**Exercise**
Begin with the line containing "Emit a Python" and end with the line containing "yc_minus = [0.460, 0.399, 0.369, 0.309, 0.255]". Give those lines again exactly, leaving out the images.

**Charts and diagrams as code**
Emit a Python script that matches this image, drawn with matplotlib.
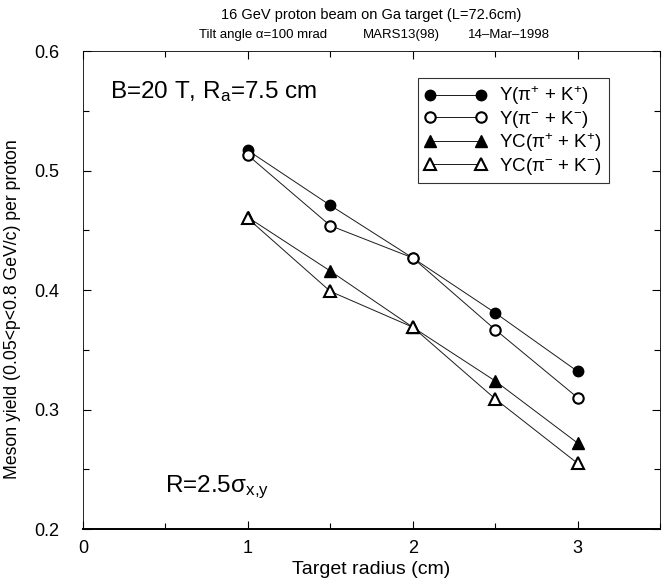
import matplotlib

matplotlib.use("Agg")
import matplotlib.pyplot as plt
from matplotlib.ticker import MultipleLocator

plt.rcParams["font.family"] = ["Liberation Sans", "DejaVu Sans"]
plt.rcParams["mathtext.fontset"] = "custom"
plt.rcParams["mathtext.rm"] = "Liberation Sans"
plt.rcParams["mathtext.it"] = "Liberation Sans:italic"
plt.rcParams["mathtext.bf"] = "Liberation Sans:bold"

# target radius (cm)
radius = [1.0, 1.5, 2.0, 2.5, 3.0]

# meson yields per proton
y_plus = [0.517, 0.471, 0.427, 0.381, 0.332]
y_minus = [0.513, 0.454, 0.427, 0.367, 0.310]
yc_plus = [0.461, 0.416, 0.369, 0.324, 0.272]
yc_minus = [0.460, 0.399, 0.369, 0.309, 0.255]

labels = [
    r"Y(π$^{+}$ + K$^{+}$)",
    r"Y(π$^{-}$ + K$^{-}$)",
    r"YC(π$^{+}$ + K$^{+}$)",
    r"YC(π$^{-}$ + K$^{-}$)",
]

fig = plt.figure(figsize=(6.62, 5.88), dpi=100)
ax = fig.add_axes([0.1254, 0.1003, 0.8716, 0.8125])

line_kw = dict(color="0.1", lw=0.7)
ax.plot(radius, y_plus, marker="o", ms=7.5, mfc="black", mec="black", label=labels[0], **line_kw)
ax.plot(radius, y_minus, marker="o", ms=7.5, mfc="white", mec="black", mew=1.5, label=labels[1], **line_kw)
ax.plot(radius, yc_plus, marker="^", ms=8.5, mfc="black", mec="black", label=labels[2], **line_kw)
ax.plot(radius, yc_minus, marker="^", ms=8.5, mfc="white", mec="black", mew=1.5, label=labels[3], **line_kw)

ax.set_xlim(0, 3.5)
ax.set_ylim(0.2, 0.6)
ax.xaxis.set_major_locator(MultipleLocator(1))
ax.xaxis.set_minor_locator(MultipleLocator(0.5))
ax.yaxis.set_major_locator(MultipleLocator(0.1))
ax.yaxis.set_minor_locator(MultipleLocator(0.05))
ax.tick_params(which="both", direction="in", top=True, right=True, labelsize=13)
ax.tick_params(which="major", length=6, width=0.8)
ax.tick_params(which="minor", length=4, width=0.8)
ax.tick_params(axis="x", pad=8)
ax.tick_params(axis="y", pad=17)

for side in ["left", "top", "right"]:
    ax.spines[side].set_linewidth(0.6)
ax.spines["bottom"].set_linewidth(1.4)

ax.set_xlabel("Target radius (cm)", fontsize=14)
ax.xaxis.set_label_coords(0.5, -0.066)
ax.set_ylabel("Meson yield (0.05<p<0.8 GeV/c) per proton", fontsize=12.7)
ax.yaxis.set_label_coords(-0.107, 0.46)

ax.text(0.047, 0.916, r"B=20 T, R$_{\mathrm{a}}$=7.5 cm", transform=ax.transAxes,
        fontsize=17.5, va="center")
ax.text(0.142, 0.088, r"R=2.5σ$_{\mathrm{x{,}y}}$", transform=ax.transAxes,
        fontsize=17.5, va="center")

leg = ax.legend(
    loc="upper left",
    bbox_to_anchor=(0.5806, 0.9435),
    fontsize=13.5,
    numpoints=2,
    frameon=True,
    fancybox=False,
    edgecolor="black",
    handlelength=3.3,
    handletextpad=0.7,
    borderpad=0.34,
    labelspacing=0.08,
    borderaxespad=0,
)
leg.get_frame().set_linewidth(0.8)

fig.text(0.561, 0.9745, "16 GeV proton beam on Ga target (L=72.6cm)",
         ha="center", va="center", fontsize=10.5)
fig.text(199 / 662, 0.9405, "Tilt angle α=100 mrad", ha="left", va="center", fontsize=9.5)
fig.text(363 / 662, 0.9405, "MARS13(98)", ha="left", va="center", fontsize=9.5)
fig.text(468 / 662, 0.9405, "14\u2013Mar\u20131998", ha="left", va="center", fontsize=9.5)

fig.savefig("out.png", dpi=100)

==

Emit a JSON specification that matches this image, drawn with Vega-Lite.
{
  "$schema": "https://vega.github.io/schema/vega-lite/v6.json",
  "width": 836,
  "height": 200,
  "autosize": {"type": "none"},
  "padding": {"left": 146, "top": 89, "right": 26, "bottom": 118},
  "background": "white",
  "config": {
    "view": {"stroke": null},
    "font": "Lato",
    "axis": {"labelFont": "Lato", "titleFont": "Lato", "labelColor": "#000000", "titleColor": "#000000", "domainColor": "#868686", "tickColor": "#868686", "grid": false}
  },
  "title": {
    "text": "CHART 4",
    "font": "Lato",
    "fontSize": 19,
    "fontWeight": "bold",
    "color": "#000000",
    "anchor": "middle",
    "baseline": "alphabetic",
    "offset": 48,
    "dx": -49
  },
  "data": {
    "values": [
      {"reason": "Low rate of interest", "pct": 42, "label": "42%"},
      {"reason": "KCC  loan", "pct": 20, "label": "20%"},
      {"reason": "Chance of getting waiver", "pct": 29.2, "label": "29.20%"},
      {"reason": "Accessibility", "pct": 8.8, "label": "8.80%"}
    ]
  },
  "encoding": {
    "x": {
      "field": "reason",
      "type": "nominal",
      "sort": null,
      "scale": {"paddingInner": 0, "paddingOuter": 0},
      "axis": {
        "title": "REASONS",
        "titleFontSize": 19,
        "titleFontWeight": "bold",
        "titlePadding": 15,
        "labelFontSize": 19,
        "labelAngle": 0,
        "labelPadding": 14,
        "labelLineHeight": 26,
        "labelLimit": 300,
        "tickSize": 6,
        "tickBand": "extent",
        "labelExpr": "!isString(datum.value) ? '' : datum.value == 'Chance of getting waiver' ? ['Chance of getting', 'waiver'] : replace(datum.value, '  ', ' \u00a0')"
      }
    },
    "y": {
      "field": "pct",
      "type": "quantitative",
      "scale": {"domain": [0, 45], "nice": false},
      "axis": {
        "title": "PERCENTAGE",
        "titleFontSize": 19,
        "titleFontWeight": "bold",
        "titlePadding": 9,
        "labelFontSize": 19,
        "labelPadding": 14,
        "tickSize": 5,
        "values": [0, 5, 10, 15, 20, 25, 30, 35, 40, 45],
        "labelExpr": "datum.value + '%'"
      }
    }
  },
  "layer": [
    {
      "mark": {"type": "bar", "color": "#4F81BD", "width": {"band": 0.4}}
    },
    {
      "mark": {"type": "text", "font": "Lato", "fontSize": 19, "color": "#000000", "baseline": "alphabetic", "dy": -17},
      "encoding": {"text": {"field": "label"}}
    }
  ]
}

--

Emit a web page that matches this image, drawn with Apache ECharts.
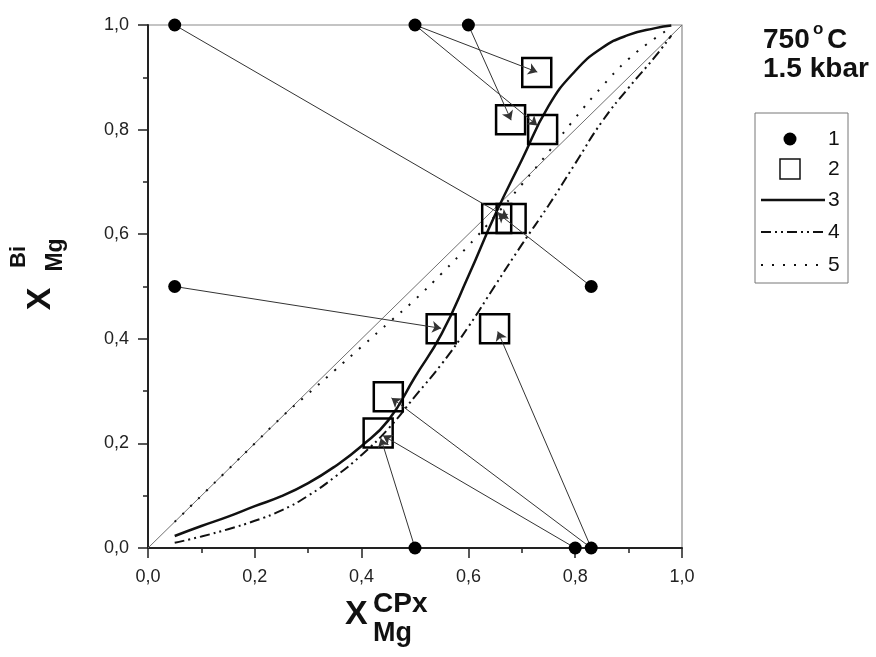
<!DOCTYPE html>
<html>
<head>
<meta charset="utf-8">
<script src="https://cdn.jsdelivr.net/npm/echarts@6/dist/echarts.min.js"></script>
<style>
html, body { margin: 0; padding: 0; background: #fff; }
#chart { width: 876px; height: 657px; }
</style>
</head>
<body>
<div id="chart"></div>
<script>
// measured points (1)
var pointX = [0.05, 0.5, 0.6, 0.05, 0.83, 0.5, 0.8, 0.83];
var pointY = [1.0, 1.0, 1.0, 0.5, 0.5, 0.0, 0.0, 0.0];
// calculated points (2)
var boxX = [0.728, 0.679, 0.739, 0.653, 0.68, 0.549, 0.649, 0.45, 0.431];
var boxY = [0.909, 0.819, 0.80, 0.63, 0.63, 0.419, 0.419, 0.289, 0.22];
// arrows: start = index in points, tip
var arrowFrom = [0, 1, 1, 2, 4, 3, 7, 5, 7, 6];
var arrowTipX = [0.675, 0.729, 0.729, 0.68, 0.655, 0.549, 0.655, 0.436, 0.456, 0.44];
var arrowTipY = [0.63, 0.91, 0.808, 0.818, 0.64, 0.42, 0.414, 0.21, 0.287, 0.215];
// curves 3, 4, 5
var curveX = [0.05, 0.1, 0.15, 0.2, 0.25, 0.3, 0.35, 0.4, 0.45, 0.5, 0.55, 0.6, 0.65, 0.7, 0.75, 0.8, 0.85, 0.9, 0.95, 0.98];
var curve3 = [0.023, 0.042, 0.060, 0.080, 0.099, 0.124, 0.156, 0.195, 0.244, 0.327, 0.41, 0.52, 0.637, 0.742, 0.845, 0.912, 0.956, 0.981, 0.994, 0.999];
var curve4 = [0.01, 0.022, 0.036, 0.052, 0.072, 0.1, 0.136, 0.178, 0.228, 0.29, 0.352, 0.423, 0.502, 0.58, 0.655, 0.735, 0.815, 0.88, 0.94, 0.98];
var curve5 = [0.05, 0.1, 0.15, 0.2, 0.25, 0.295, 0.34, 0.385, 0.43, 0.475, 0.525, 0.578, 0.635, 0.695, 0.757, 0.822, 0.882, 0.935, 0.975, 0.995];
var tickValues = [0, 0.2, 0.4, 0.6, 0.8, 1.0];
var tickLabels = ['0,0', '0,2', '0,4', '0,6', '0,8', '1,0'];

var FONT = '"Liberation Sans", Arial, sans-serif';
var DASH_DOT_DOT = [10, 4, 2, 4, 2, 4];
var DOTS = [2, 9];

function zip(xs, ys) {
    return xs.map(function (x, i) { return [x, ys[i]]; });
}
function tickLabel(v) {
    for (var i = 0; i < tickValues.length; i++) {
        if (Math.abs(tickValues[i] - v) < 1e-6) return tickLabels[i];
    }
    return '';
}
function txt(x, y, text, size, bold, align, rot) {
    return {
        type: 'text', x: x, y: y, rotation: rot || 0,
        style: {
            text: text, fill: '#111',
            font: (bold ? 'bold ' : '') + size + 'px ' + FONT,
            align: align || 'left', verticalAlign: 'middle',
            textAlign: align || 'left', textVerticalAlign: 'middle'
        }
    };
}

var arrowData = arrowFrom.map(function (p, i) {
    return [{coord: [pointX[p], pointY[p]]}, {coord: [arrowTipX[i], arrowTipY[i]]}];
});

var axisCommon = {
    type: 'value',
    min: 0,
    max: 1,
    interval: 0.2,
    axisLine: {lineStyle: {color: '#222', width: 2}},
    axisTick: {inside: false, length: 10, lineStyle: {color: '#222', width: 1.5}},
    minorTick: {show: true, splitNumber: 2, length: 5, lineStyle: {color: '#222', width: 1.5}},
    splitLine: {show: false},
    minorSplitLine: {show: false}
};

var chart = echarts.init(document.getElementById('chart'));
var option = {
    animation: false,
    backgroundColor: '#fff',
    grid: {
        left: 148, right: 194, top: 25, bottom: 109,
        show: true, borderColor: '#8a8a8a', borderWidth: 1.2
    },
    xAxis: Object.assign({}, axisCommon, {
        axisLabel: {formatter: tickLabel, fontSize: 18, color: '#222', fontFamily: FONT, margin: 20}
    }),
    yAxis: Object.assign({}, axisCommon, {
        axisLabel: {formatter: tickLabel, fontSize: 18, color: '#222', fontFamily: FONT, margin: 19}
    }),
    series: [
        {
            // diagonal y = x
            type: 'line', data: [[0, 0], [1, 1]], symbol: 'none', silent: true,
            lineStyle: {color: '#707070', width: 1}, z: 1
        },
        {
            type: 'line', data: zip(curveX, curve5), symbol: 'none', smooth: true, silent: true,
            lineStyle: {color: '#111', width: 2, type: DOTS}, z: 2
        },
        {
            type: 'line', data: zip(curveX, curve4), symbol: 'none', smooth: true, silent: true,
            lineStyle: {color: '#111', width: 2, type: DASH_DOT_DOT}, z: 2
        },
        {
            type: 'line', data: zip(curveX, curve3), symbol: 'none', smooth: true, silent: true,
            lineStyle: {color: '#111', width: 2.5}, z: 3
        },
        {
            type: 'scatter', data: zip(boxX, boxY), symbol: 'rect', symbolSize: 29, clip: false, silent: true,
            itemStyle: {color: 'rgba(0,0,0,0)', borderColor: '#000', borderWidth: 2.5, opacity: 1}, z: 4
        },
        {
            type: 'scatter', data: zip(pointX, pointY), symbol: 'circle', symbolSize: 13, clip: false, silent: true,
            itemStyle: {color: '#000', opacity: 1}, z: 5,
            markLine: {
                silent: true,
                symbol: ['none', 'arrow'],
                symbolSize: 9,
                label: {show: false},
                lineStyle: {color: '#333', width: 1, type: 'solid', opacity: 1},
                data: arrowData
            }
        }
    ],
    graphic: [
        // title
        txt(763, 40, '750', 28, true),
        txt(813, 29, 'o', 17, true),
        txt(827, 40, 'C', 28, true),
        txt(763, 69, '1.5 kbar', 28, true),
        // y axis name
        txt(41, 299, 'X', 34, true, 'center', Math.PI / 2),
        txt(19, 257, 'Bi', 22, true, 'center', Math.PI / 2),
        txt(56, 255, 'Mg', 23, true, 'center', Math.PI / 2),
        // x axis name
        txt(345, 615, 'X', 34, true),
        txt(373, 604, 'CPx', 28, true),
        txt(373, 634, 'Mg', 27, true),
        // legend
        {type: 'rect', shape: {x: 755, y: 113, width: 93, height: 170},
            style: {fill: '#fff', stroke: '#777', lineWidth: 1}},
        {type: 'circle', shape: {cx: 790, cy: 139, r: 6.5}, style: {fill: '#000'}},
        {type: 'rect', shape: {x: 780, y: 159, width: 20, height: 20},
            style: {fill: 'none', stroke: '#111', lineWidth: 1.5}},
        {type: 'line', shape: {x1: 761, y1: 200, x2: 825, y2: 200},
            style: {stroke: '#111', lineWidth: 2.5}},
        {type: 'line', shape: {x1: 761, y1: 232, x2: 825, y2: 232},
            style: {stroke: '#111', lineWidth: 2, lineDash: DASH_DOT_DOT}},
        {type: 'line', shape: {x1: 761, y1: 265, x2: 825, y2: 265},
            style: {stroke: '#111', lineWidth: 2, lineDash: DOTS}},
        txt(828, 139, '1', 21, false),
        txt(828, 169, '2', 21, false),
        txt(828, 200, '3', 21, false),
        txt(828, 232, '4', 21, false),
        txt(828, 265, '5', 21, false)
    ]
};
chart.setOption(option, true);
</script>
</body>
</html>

**Task solution**
Emit a Python script that matches this image, drawn with matplotlib.
import matplotlib

matplotlib.use("Agg")
import matplotlib.pyplot as plt
from matplotlib.ticker import MultipleLocator

plt.rcParams["font.family"] = ["Liberation Sans", "DejaVu Sans"]
plt.rcParams["mathtext.fontset"] = "custom"
plt.rcParams["mathtext.rm"] = "Liberation Sans"
plt.rcParams["mathtext.it"] = "Liberation Sans:italic"
plt.rcParams["mathtext.bf"] = "Liberation Sans:bold"

# target radius (cm)
radius = [1.0, 1.5, 2.0, 2.5, 3.0]

# meson yields per proton
y_plus = [0.517, 0.471, 0.427, 0.381, 0.332]
y_minus = [0.513, 0.454, 0.427, 0.367, 0.310]
yc_plus = [0.461, 0.416, 0.369, 0.324, 0.272]
yc_minus = [0.460, 0.399, 0.369, 0.309, 0.255]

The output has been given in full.